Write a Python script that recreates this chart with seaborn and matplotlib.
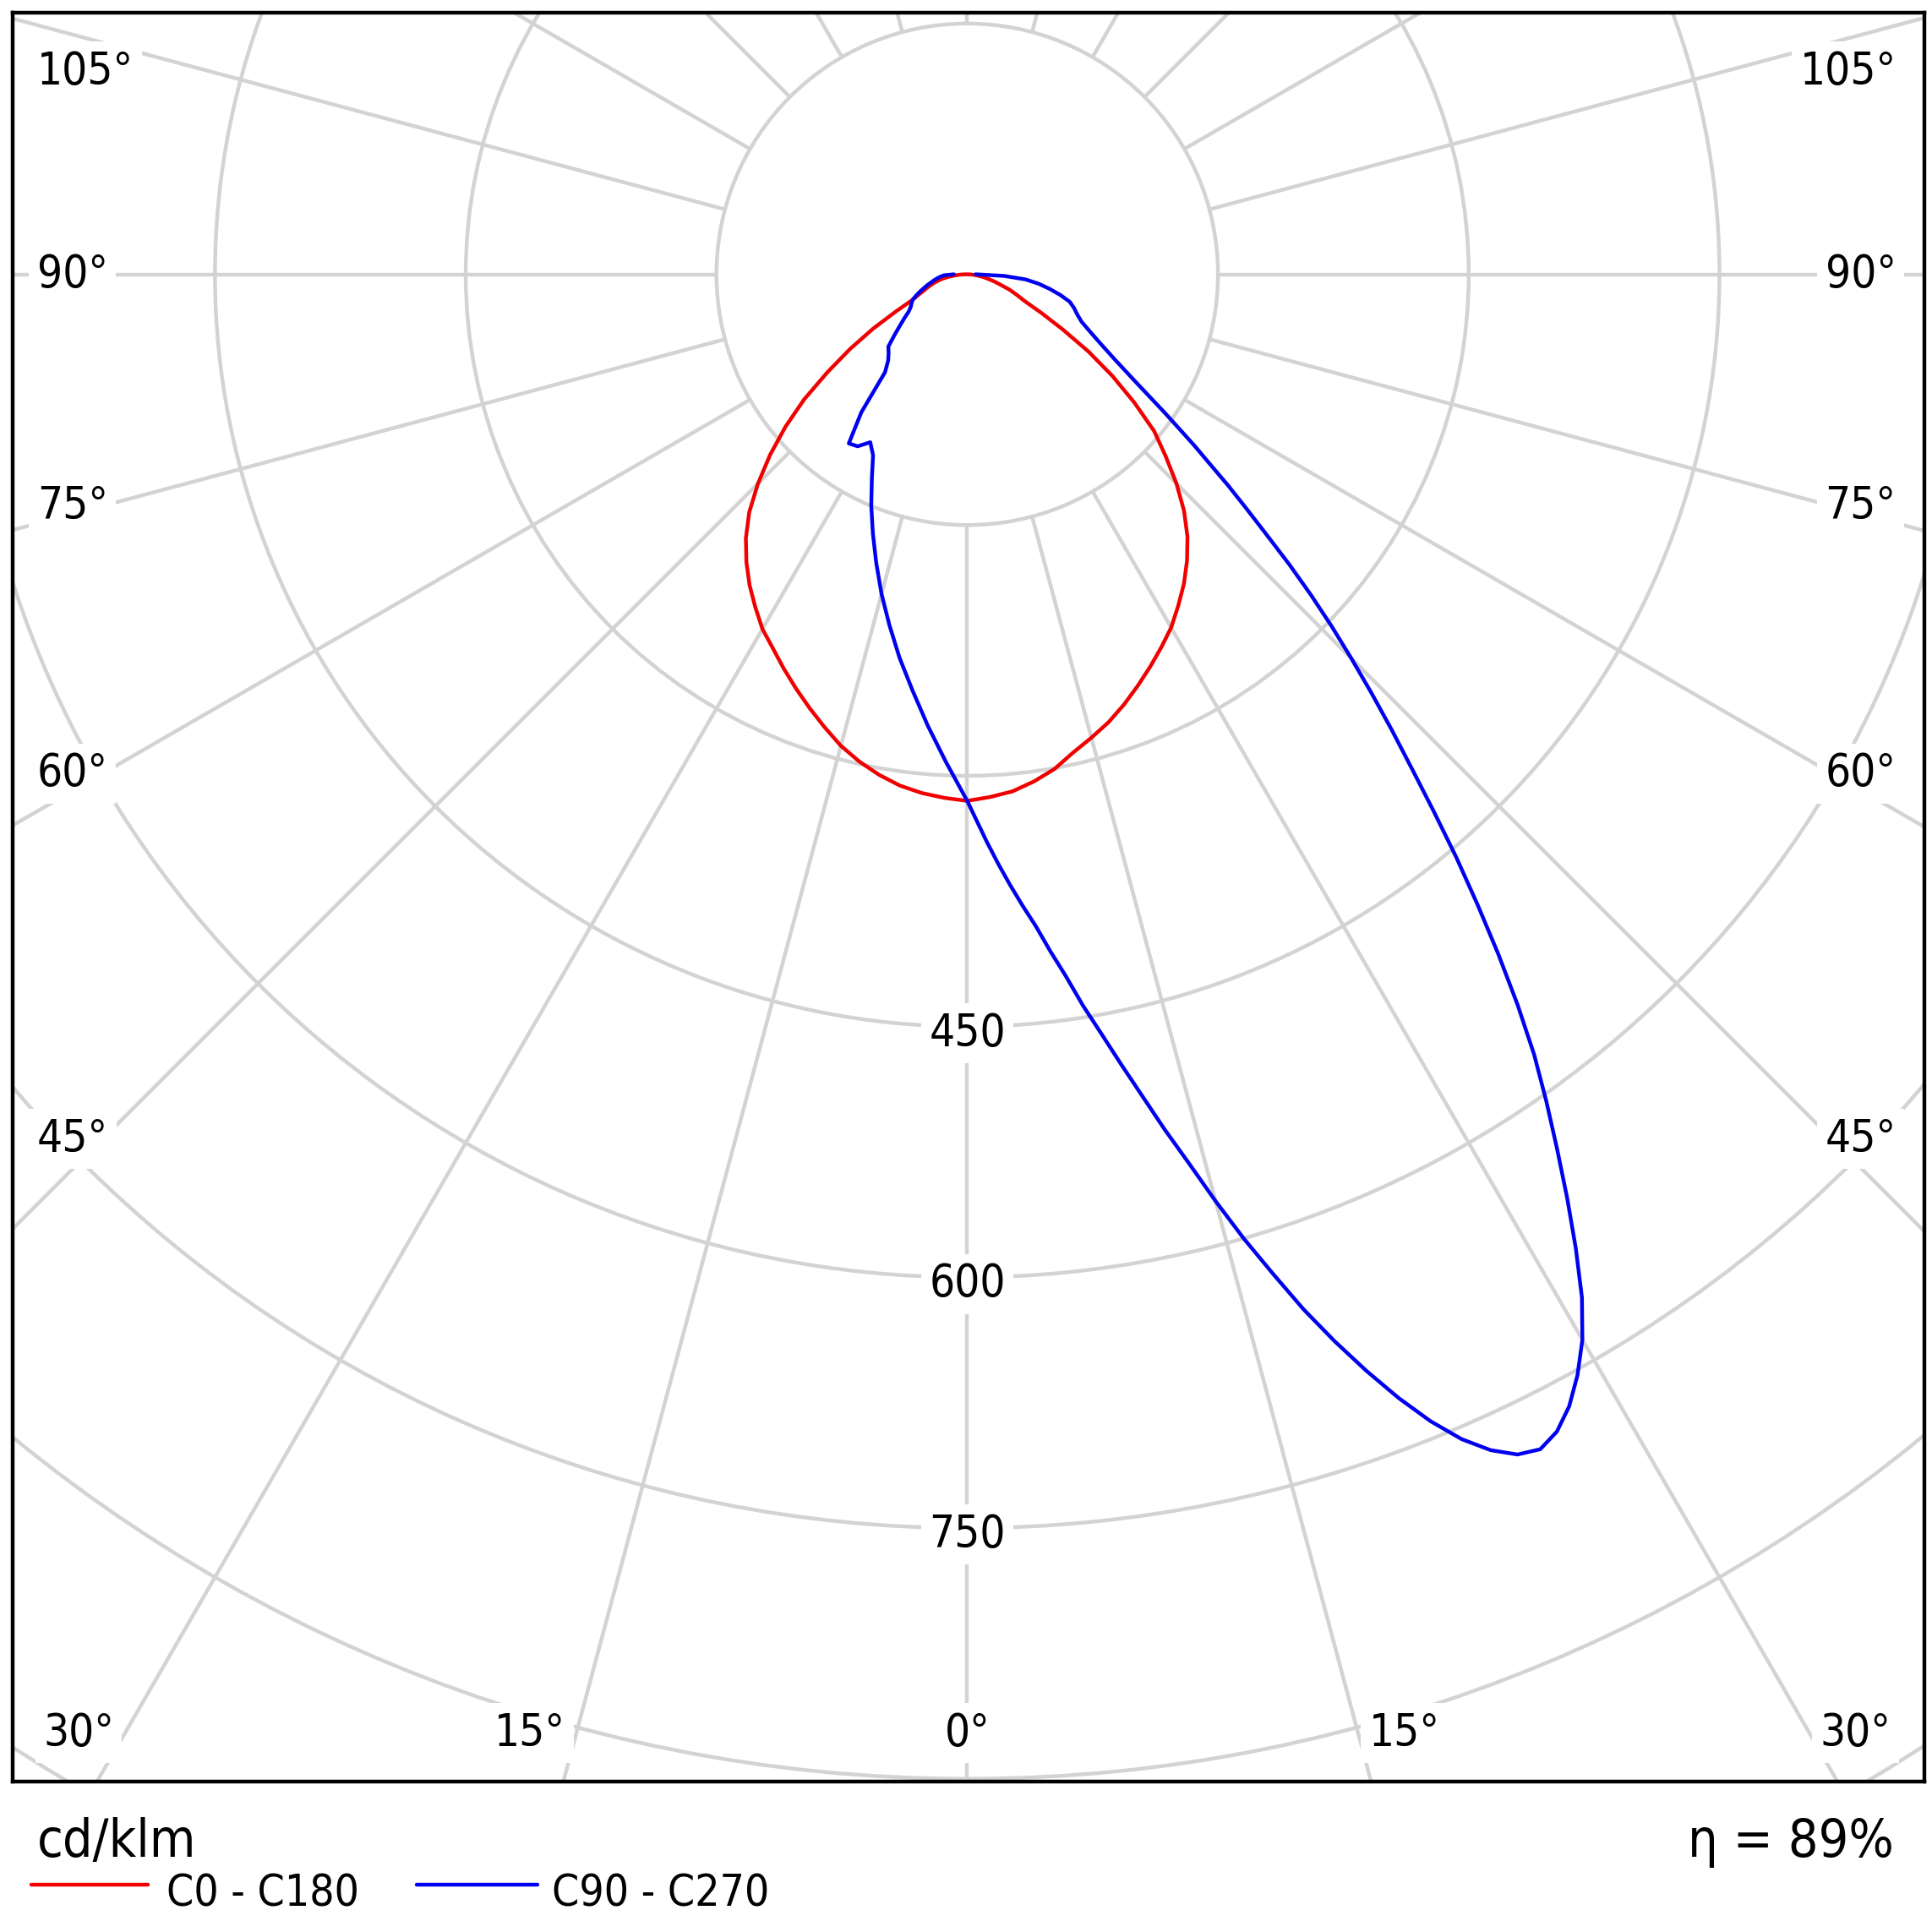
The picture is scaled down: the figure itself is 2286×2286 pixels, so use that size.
import numpy as np
import pandas as pd
import matplotlib
matplotlib.use("Agg")
import matplotlib.pyplot as plt
from matplotlib.patches import Circle
from matplotlib.lines import Line2D
import seaborn as sns

# gamma angles (deg from nadir) and intensities in cd/klm
gamma = [0, 2.5, 5, 7.5, 10, 12.5, 15, 17.5, 20, 22.5, 25, 27.5, 30, 32.5, 35, 37.5,
         40, 42.5, 45, 47.5, 50, 52.5, 55, 57.5, 60, 62.5, 65, 67.5, 70, 72.5, 75,
         77.5, 80, 82.5, 85, 87.5, 90]
c0 = [315, 313, 310.5, 306, 300.5, 293, 287, 281, 274, 266.5, 259, 251.5, 244, 235,
      226, 216, 205, 192, 177, 161, 146, 126, 106, 86, 66, 50, 38, 32, 27, 21, 17,
      13, 10, 7, 4, 2, 0]
c180 = [315, 313.5, 311.5, 308.5, 304, 298.5, 292, 284, 276, 268, 260, 252, 245, 236,
        227, 217, 206, 193, 177, 160, 142, 123, 102, 83, 65, 48, 36, 31, 27, 24, 21,
        18, 15, 11, 7, 4, 1]
c270 = [315, 292, 271, 251, 233, 215, 198, 181, 165, 150, 135, 122, 116, 122, 123.5,
        104, 76.5, 70, 66.5, 64, 57, 51, 46, 41.5, 39, 37.5, 36, 33, 30, 27, 24.5, 22,
        20, 18, 16, 14, 8]

# C90 is read at a finer step (its lobe is large)
gamma_c90 = [0, 1, 2, 3, 4, 5, 6, 7, 8, 9, 10, 11, 12, 13, 14, 15, 16, 17, 18, 19, 20,
             21, 22, 23, 24, 25, 26, 27, 28, 29, 30, 31, 32, 33, 34, 35, 36, 37, 38, 39,
             40, 41, 42, 43, 44, 45, 46, 47, 48, 49, 50, 51, 52, 53, 54, 55, 57.5, 60,
             62.5, 65, 67.5, 70, 72.5, 75, 77.5, 80, 82.5, 85, 87.5, 90]
c90 = [315, 327, 340, 353, 366, 379, 392, 408, 424, 443, 461, 481, 502, 525, 548, 574,
       600, 625, 651, 675, 698, 720, 740, 757, 770, 779, 782, 777, 767, 753, 736, 714,
       687, 659, 631, 604, 577, 547, 516, 485, 455, 425, 397, 372, 348, 325, 303, 281,
       259, 237, 218, 201, 184, 170, 156, 144, 119, 102, 90, 81, 74, 70, 67, 63.5, 57,
       50, 43, 35, 22, 5]

ring_values = [150, 300, 450, 600, 750, 900, 1050]
ring_labels = [450, 600, 750]
spoke_angles = list(range(0, 360, 15))
side_labels = [105, 90, 75, 60, 45]
bottom_labels = [30, 15, 0]
legend_names = ["C0 - C180", "C90 - C270"]
line_colors = ["#f00000", "#0000f0"]
unit_text = "cd/klm"
eta_text = "η = 89%"

sns.set_style("white")
plt.rcParams["font.family"] = ["DejaVu Sans"]

fig = plt.figure(figsize=(22.86, 22.86), dpi=100)
ax = fig.add_axes([10 / 1564, 122 / 1564, 1548 / 1564, 1432 / 1564])
ax.set_xlim(-571.2, 572.7)
ax.set_ylim(-901.5, 156.7)
ax.set_aspect("equal")
ax.set_xticks([])
ax.set_yticks([])
for s in ax.spines.values():
    s.set_color("black")
    s.set_linewidth(3.2)

grid_col = "#d3d3d3"
for r in ring_values:
    ax.add_patch(Circle((0, 0), r, fill=False, ec=grid_col, lw=3.2, zorder=1))
for a in spoke_angles:
    t = np.radians(a)
    ax.plot([150 * np.sin(t), 1200 * np.sin(t)], [-150 * np.cos(t), -1200 * np.cos(t)],
            color=grid_col, lw=3.2, zorder=1, solid_capstyle="butt")


def outline(g_left, left, g_right, right):
    gl = np.radians(g_left)[::-1]
    gr = np.radians(g_right)
    il = np.array(left, dtype=float)[::-1]
    ir = np.array(right, dtype=float)
    xs = np.concatenate([-il * np.sin(gl), ir * np.sin(gr)])
    ys = np.concatenate([-il * np.cos(gl), -ir * np.cos(gr)])
    return pd.DataFrame({"x": xs, "y": ys})


curves = [outline(gamma, c180, gamma, c0), outline(gamma, c270, gamma_c90, c90)]
for df, col in zip(curves, line_colors):
    sns.lineplot(data=df, x="x", y="y", sort=False, estimator=None, color=col,
                 lw=3.2, ax=ax, zorder=4)
ax.set_xlabel("")
ax.set_ylabel("")

box = dict(boxstyle="square,pad=0.18", fc="white", ec="none")
lab_kw = dict(fontsize=38, fontstretch="condensed", color="black", zorder=3, bbox=box)

probe = 517.3
top_y = 121.2
bot_y = -872.7
for a in side_labels:
    t = np.radians(a)
    y = min(-probe * np.cos(t) / np.sin(t), top_y)
    ax.text(-556.4, y, f"{a}°", ha="left", va="center", **lab_kw)
    ax.text(555.7, y, f"{a}°", ha="right", va="center", **lab_kw)
for a in bottom_labels:
    if a == 0:
        ax.text(0, bot_y, "0°", ha="center", va="center", **lab_kw)
        continue
    x = -bot_y * np.tan(np.radians(a)) + 6.5
    ax.text(-x, bot_y, f"{a}°", ha="right", va="center", **lab_kw)
    ax.text(x, bot_y, f"{a}°", ha="left", va="center", **lab_kw)
for r in ring_labels:
    ax.text(0, -r - 4, str(r), ha="center", va="center", **lab_kw)

# footer
foot_kw = dict(color="black", fontstretch="condensed", va="baseline")
fig.text(30 / 1564, 61 / 1564, unit_text, fontsize=45, ha="left", **foot_kw)
fig.text(1533 / 1564, 61 / 1564, eta_text, fontsize=45, ha="right", **foot_kw)
leg_x = [(25, 120, 135), (337, 435, 447)]
for (x0, x1, xt), name, col in zip(leg_x, legend_names, line_colors):
    fig.add_artist(Line2D([x0 / 1564, x1 / 1564], [38 / 1564, 38 / 1564], color=col, lw=3.2))
    fig.text(xt / 1564, 21 / 1564, name, fontsize=37, ha="left", **foot_kw)

fig.savefig("out.png", dpi=100)
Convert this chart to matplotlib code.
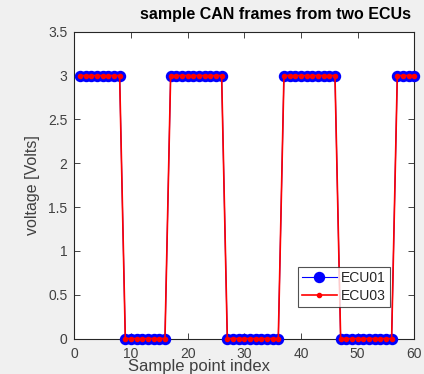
import matplotlib
matplotlib.use("Agg")
import matplotlib.pyplot as plt
import numpy as np

plt.rcParams['font.family'] = ['Liberation Sans', 'DejaVu Sans']

# Data
sample_index = list(range(1, 61))
levels = ([3] * 8 + [0] * 8 + [3] * 10 + [0] * 10 +
          [3] * 10 + [0] * 10 + [3] * 4)
ecu01 = levels
ecu03 = levels
x_ticks = [0, 10, 20, 30, 40, 50, 60]
y_ticks = [0, 0.5, 1, 1.5, 2, 2.5, 3, 3.5]

W, H = 424, 374
fig = plt.figure(figsize=(W / 100, H / 100), dpi=100, facecolor='#f0f0f0')
ax = fig.add_axes([74.3 / W, 1 - 338.5 / H, (414.3 - 74.3) / W, (338.5 - 31.7) / H])
ax.set_facecolor('white')

ax.plot(sample_index, ecu01, color='blue', lw=0.8, marker='o', markersize=7.2,
        markerfacecolor='blue', markeredgecolor='blue', clip_on=False, label='ECU01', zorder=3)
ax.plot(sample_index, ecu03, color='red', lw=1.2, marker='o', markersize=3.0,
        markerfacecolor='red', markeredgecolor='red', clip_on=False, label='ECU03', zorder=4)

ax.set_xlim(0, 60)
ax.set_ylim(0, 3.5)
ax.set_xticks(x_ticks)
ax.set_yticks(y_ticks)
ax.set_yticklabels(['0', '0.5', '1', '1.5', '2', '2.5', '3', '3.5'])
gray = '#262626'
for s in ax.spines.values():
    s.set_color(gray)
    s.set_linewidth(0.8)
ax.tick_params(direction='in', length=4, width=0.6, colors=gray, labelsize=10,
               top=True, right=True, labelcolor='#404040')
ax.tick_params(axis='x', pad=6)
ax.tick_params(axis='y', pad=5)

fig.text(275 / W, 1 - 15 / H, 'sample CAN frames from two ECUs', ha='center', va='center',
         fontsize=11.5, fontweight='bold', color='black')
ax.set_ylabel('voltage [Volts]', fontsize=11.5, color='#404040', labelpad=6)
fig.text(199 / W, 1 - 359 / H, 'Sample point index', ha='center', va='top',
         fontsize=12, color='#404040')

leg = ax.legend(loc='lower right', bbox_to_anchor=((390 - 74.3) / 340, (338.5 - 307.3) / 306.8),
                frameon=True, fancybox=False, fontsize=10, handlelength=2.5,
                borderpad=0.3, labelspacing=0.3, handletextpad=0.3, borderaxespad=0)
leg.get_frame().set_edgecolor(gray)
leg.get_frame().set_linewidth(0.8)
for t in leg.get_texts():
    t.set_color('#262626')

fig.savefig('out.png', dpi=100, facecolor=fig.get_facecolor())
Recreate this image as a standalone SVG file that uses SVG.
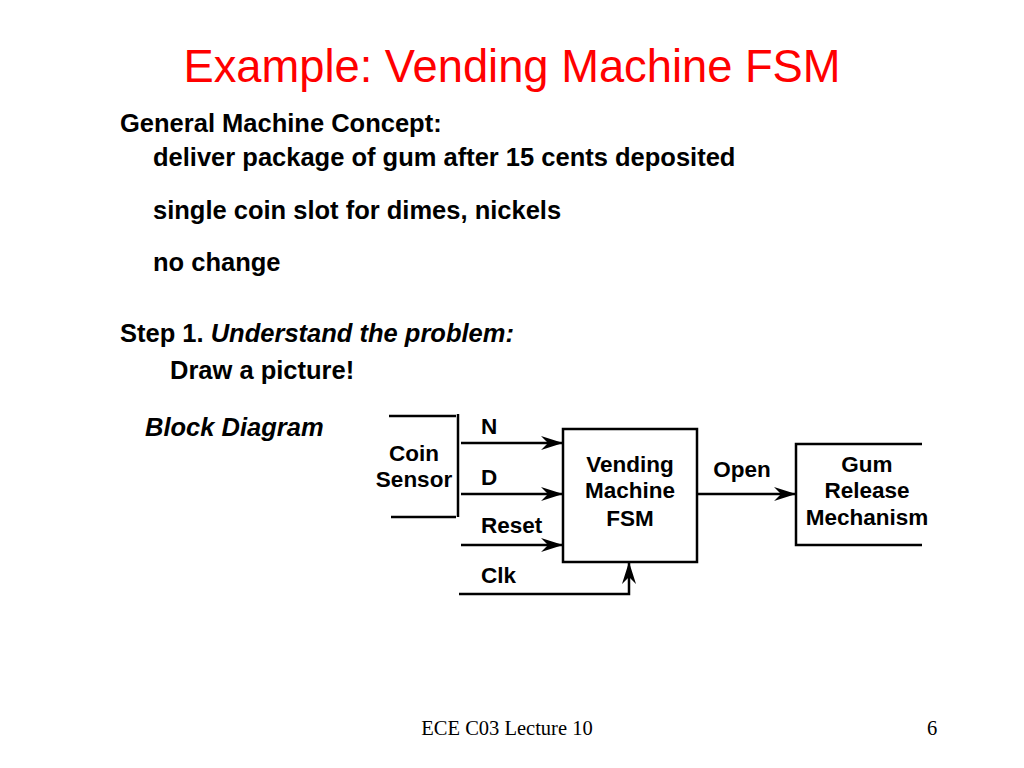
<svg xmlns="http://www.w3.org/2000/svg" width="1024" height="768" viewBox="0 0 1024 768">
<style>
.t{font-family:"Liberation Sans",Arial,sans-serif;font-weight:bold;fill:#000}
.b{font-size:25.5px}
.d{font-size:22.5px}
.ln{stroke:#000;stroke-width:2.5;fill:none}
.ar{stroke:#000;stroke-width:2.5;fill:none;marker-end:url(#ah)}
.f{font-family:"Liberation Serif","Times New Roman",serif;font-size:20.5px;fill:#000}
</style>
<defs>
<marker id="ah" viewBox="0 0 22 14" refX="21" refY="7" markerWidth="22" markerHeight="14" markerUnits="userSpaceOnUse" orient="auto">
<path d="M0,0 L22,7 L0,14 L7,7 Z" fill="#000"/>
</marker>
</defs>
<rect width="1024" height="768" fill="#fff"/>
<text x="512" y="82" text-anchor="middle" font-family="Liberation Sans,Arial,sans-serif" font-size="45.3" fill="#ff0000">Example: Vending Machine FSM</text>
<g id="text-body">
<text class="t b" x="120" y="132">General Machine Concept:</text>
<text class="t b" x="153" y="166">deliver package of gum after 15 cents deposited</text>
<text class="t b" x="153" y="219">single coin slot for dimes, nickels</text>
<text class="t b" x="153" y="271">no change</text>
<text class="t b" x="120" y="342">Step 1. <tspan font-style="italic">Understand the problem:</tspan></text>
<text class="t b" x="170" y="379">Draw a picture!</text>
<text class="t b" x="145" y="436" font-style="italic">Block Diagram</text>
</g>
<g id="coin-sensor">
<path class="ln" d="M389,416 H456 M458,414 V517 M391,517 H456"/>
<text class="t d" x="414" y="461" text-anchor="middle">Coin</text>
<text class="t d" x="414" y="487" text-anchor="middle">Sensor</text>
</g>
<g id="fsm">
<rect class="ln" x="563" y="429" width="134" height="133"/>
<text class="t d" x="630" y="472" text-anchor="middle">Vending</text>
<text class="t d" x="630" y="498" text-anchor="middle">Machine</text>
<text class="t d" x="630" y="526" text-anchor="middle">FSM</text>
</g>
<g id="gum-release">
<path class="ln" d="M922,444 H796 V545 H922"/>
<text class="t d" x="867" y="472" text-anchor="middle">Gum</text>
<text class="t d" x="867" y="498" text-anchor="middle">Release</text>
<text class="t d" x="867" y="525" text-anchor="middle">Mechanism</text>
</g>
<g id="connectors">
<path class="ar" d="M461,443 H562"/>
<path class="ar" d="M461,494 H562"/>
<path class="ar" d="M461,545 H562"/>
<path class="ar" d="M459,594 H629 V563"/>
<path class="ar" d="M697,494 H795"/>
<text class="t d" x="481" y="434">N</text>
<text class="t d" x="481" y="485">D</text>
<text class="t d" x="481" y="533">Reset</text>
<text class="t d" x="481" y="583">Clk</text>
<text class="t d" x="742" y="477" text-anchor="middle">Open</text>
</g>
<text class="f" x="507" y="735" text-anchor="middle">ECE C03 Lecture 10</text>
<text class="f" x="932" y="735" text-anchor="middle">6</text>
</svg>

Problem description: Nothing beyond the lines starting at the line containing "The picture is" and ending at the line containing "import seaborn as sns" is to be reproduced; reproduce those lines exactly, both ends included.

Solved problem:
The picture is scaled down: the figure itself is 2286×2286 pixels, so use that size.
import numpy as np
import pandas as pd
import matplotlib
matplotlib.use("Agg")
import matplotlib.pyplot as plt
from matplotlib.patches import Circle
from matplotlib.lines import Line2D
import seaborn as sns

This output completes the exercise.